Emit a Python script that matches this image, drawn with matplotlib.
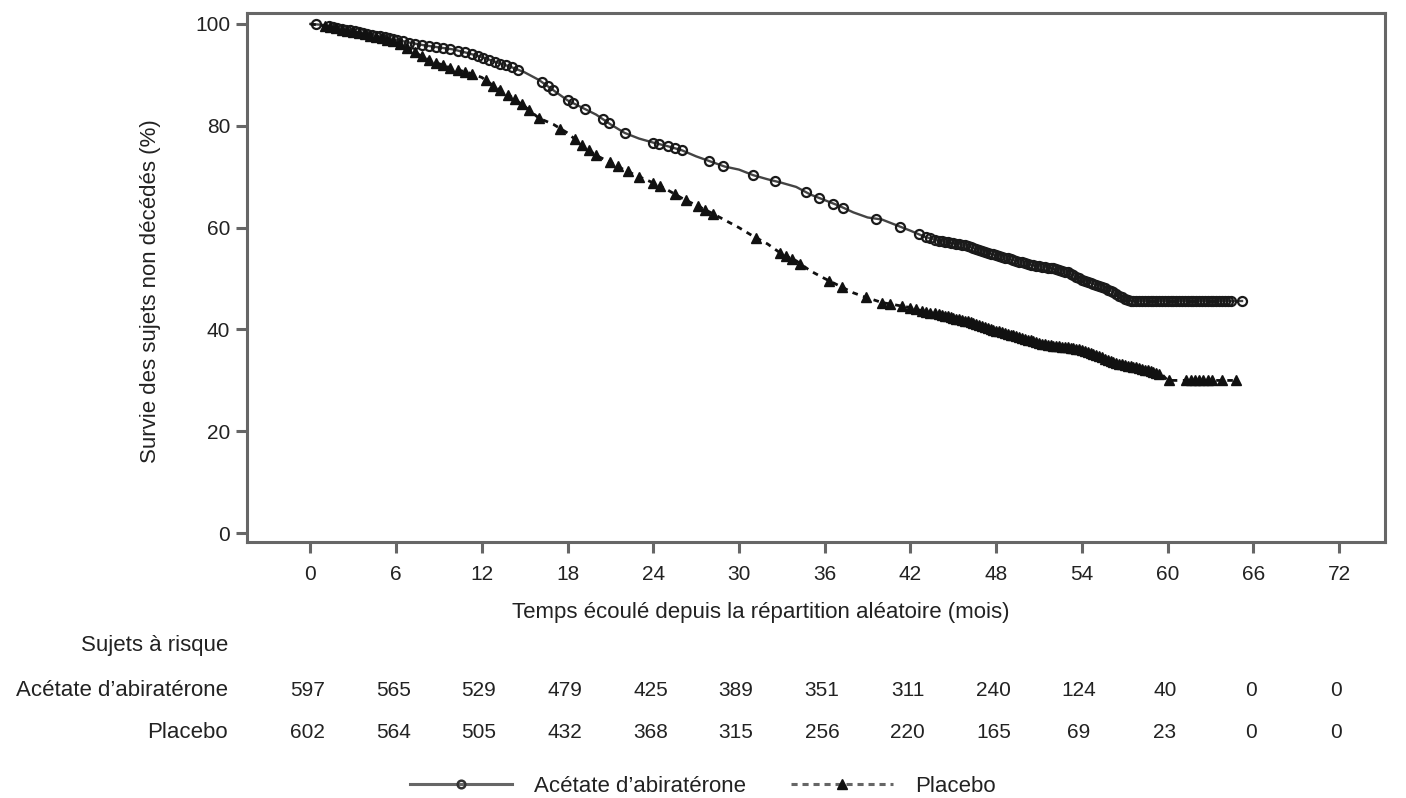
import numpy as np
import matplotlib
matplotlib.use("Agg")
from matplotlib import pyplot as plt
from matplotlib.lines import Line2D
import matplotlib.transforms as mtrans

plt.rcParams['font.family'] = ['Liberation Sans', 'DejaVu Sans']

# ---- data (months, % survival) ----
abi_t = [0, 1, 2, 3, 4, 5, 6, 7, 8, 9, 10, 11, 12, 13, 14, 15, 16, 17, 18, 19,
         20, 21, 22, 23, 24, 25, 26, 27, 28, 29, 30, 31, 32, 33, 34, 35, 36, 37,
         38, 39, 40, 41, 42, 43, 44, 45, 46, 47, 48, 49, 50, 51, 52, 53, 54, 55,
         56, 57, 57.5, 65.2]
abi_s = [100, 99.8, 99.2, 98.6, 98.0, 97.5, 96.9, 96.3, 95.8, 95.4, 95.0, 94.3,
         93.5, 92.5, 91.6, 90.5, 89.0, 87.0, 85.0, 83.6, 82.2, 80.3, 78.6, 77.5,
         76.7, 76.0, 75.2, 74.0, 73.0, 72.0, 71.4, 70.3, 69.5, 68.8, 68.0, 66.5,
         65.4, 64.3, 63.0, 62.0, 61.6, 60.5, 59.4, 58.2, 57.4, 57.0, 56.4, 55.4,
         54.6, 53.8, 53.0, 52.4, 52.0, 51.2, 49.8, 48.8, 47.6, 46.0, 45.6, 45.6]

pla_t = [0, 1, 2, 3, 4, 5, 6, 7, 8, 9, 10, 11, 12, 13, 14, 15, 16, 17, 18, 19,
         20, 21, 22, 23, 24, 25, 26, 27, 28, 29, 30, 31, 32, 33, 34, 35, 36, 37,
         38, 39, 40, 41, 42, 43, 44, 45, 46, 47, 48, 49, 50, 51, 52, 53, 54, 55,
         56, 57, 58, 59, 59.6, 60, 64.8]
pla_s = [100, 99.6, 99.0, 98.5, 97.8, 97.2, 96.5, 95.0, 93.3, 92.2, 91.2, 90.5,
         89.5, 87.5, 85.8, 83.8, 81.5, 80.3, 78.6, 76.2, 74.2, 72.8, 71.3, 70.0,
         68.8, 67.4, 65.8, 64.4, 63.0, 61.5, 60.0, 58.3, 56.8, 54.8, 53.5, 51.5,
         50.0, 48.6, 47.2, 46.2, 45.3, 44.8, 44.3, 43.5, 43.0, 42.3, 41.6, 40.6,
         39.8, 39.0, 38.2, 37.3, 36.8, 36.5, 36.0, 35.0, 33.8, 33.0, 32.5, 31.6,
         31.2, 30.0, 30.0]

# censoring times (months)
abi_cens = [0.4, 1.3, 1.6, 1.9, 2.2, 2.5, 2.8, 3.1, 3.4, 3.7, 4.0, 4.3, 4.6,
            4.9, 5.2, 5.5, 5.8, 6.1, 6.5, 6.9, 7.3, 7.8, 8.3, 8.8, 9.3, 9.8,
            10.3, 10.8, 11.3, 11.7, 12.1, 12.5, 12.9, 13.3, 13.7, 14.1, 14.5,
            16.2, 16.6, 17.0, 18.0, 18.4, 19.2, 20.5, 20.9, 22.0, 24.0, 24.4,
            25.0, 25.5, 26.0, 27.9, 28.9, 31.0, 32.5, 34.7, 35.6, 36.6, 37.3,
            39.6, 41.3, 42.6, 43.1, 43.4, 43.7, 44.0, 44.2, 44.4, 44.6, 44.8,
            45.0, 45.2, 45.4, 45.6, 45.8, 46.0, 46.2, 46.4, 46.6, 46.8, 47.0,
            47.2, 47.4, 47.6, 47.8, 48.0, 48.2, 48.4, 48.6, 48.8, 49.0, 49.2,
            49.4, 49.6, 49.8, 50.0, 50.2, 50.4, 50.6, 50.8, 51.0, 51.2, 51.4,
            51.6, 51.8, 52.0, 52.2, 52.4, 52.6, 52.8, 53.0, 53.2, 53.4, 53.6,
            53.8, 54.0, 54.2, 54.4, 54.6, 54.8, 55.0, 55.2, 55.4, 55.6, 55.8,
            56.0, 56.2, 56.4, 56.6, 56.8, 57.0, 57.2, 57.4, 57.6, 57.8, 58.0,
            58.2, 58.4, 58.6, 58.8, 59.0, 59.2, 59.4, 59.6, 59.8, 60.0, 60.2,
            60.4, 60.6, 60.8, 61.0, 61.2, 61.4, 61.6, 61.8, 62.0, 62.2, 62.4,
            62.6, 62.8, 63.0, 63.2, 63.4, 63.6, 63.8, 64.0, 64.2, 64.4, 65.2]
pla_cens = [1.0, 1.4, 1.8, 2.2, 2.6, 3.0, 3.4, 3.8, 4.2, 4.6, 5.0, 5.4, 5.8,
            6.3, 6.8, 7.3, 7.8, 8.3, 8.8, 9.3, 9.8, 10.3, 10.8, 11.3, 12.3,
            12.8, 13.3, 13.8, 14.3, 14.8, 15.3, 16.0, 17.5, 18.5, 19.0, 19.5,
            20.0, 21.0, 21.5, 22.2, 23.0, 24.0, 24.5, 25.5, 26.3, 27.1, 27.6,
            28.2, 31.2, 32.9, 33.3, 33.7, 34.3, 36.3, 37.2, 38.9, 40.0, 40.6,
            41.4, 42.0, 42.4, 42.8, 43.1, 43.4, 43.7, 44.0, 44.2, 44.4, 44.6,
            44.8, 45.0, 45.2, 45.4, 45.6, 45.8, 46.0, 46.2, 46.4, 46.6, 46.8,
            47.0, 47.2, 47.4, 47.6, 47.8, 48.0, 48.2, 48.4, 48.6, 48.8, 49.0,
            49.2, 49.4, 49.6, 49.8, 50.0, 50.2, 50.4, 50.6, 50.8, 51.0, 51.2,
            51.4, 51.6, 51.8, 52.0, 52.2, 52.4, 52.6, 52.8, 53.0, 53.2, 53.4,
            53.6, 53.8, 54.0, 54.2, 54.4, 54.6, 54.8, 55.0, 55.2, 55.4, 55.6,
            55.8, 56.0, 56.2, 56.4, 56.6, 56.8, 57.0, 57.2, 57.4, 57.6, 57.8,
            58.0, 58.2, 58.4, 58.6, 58.8, 59.0, 59.2, 59.4, 60.1, 61.3, 61.6,
            61.9, 62.2, 62.5, 62.8, 63.1, 63.8, 64.8]

months = [0, 6, 12, 18, 24, 30, 36, 42, 48, 54, 60, 66, 72]
risk_abi = [597, 565, 529, 479, 425, 389, 351, 311, 240, 124, 40, 0, 0]
risk_pla = [602, 564, 505, 432, 368, 315, 256, 220, 165, 69, 23, 0, 0]

TXT = '#222222'
AXC = '#666666'
FS = 15      # numbers
FT = 16      # words

fig = plt.figure(figsize=(14.06, 7.98), dpi=100)
ax = fig.add_axes([0.176, 0.321, 0.809, 0.663])

# abiraterone: solid line, hollow circles for censored subjects
ax.plot(abi_t, abi_s, color='#444444', lw=1.7)
ax.plot(abi_cens, np.interp(abi_cens, abi_t, abi_s), ls='none', marker='o',
        ms=6.5, mfc='none', mec='#1a1a1a', mew=1.6)

# placebo: dashed line, filled triangles
ax.plot(pla_t, pla_s, color='#111111', lw=2.0, ls=(0, (2, 2)))
ax.plot(pla_cens, np.interp(pla_cens, pla_t, pla_s), ls='none', marker='^',
        ms=6.5, color='#111111')

ax.set_xlim(-4.4, 75.2)
ax.set_ylim(-1.7, 102.2)
ax.set_xticks(months)
ax.set_yticks([0, 20, 40, 60, 80, 100])
for sp in ax.spines.values():
    sp.set_color(AXC)
    sp.set_linewidth(2.2)
ax.tick_params(direction='out', length=8, width=2.2, color=AXC,
               labelsize=FS, labelcolor=TXT)
ax.tick_params(axis='x', pad=9)
ax.tick_params(axis='y', pad=4.5)

ax.set_xlabel("Temps écoulé depuis la répartition aléatoire (mois)",
              fontsize=FT, color=TXT, va='center')
ax.xaxis.set_label_coords(0.451, (542 - 613) / 529)
ax.set_ylabel("Survie des sujets non décédés (%)", fontsize=FT, color=TXT,
              va='center')
ax.yaxis.set_label_coords(-0.085, 0.474)

# ---- number at risk table ----
lab_x = 228 / 1406
row_abi = 1 - 691 / 798
row_pla = 1 - 732 / 798
fig.text(lab_x, 1 - 646 / 798, "Sujets à risque", ha='right', va='center',
         fontsize=FT, color=TXT)
fig.text(lab_x, row_abi, "Acétate d\u2019abiratérone", ha='right',
         va='center', fontsize=FT, color=TXT)
fig.text(lab_x, row_pla, "Placebo", ha='right', va='center',
         fontsize=FT, color=TXT)
blend = mtrans.blended_transform_factory(ax.transData, fig.transFigure)
for m, a, p in zip(months, risk_abi, risk_pla):
    ax.text(m - 0.2, row_abi, str(a), transform=blend, ha='center',
            va='center', fontsize=FS, color=TXT, clip_on=False)
    ax.text(m - 0.2, row_pla, str(p), transform=blend, ha='center',
            va='center', fontsize=FS, color=TXT, clip_on=False)

# ---- legend ----
h1 = Line2D([], [], color='#666666', lw=2.2, marker='o', ms=5.5, mfc='none',
            mec='#333333', mew=1.8)
h2 = Line2D([], [], color='#666666', lw=2.2, ls=(0, (2, 1.6)), marker='^',
            ms=6.5, mfc='#111111', mec='#111111')
fig.legend([h1, h2], ["Acétate d\u2019abiratérone", "Placebo"], ncol=2,
           loc='center', bbox_to_anchor=(0.5, 1 - 786 / 798), frameon=False,
           fontsize=FT, handlelength=4.6, numpoints=1, columnspacing=2.0,
           handletextpad=1.0, labelcolor=TXT)

fig.savefig("out.png", dpi=100)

-=-=-=-=-

--- BRIEF ---
Repeat, with no pictures, each line from the beginning of the data through the line containing "plt.rcParams['font.family'] = ['Liberation", inclusive.

--- SOLUTION FOR THIS PROBLEM ---
Emit a Python script that matches this image, drawn with matplotlib.
import numpy as np
import matplotlib
matplotlib.use("Agg")
from matplotlib import pyplot as plt
from matplotlib.lines import Line2D
import matplotlib.transforms as mtrans

plt.rcParams['font.family'] = ['Liberation Sans', 'DejaVu Sans']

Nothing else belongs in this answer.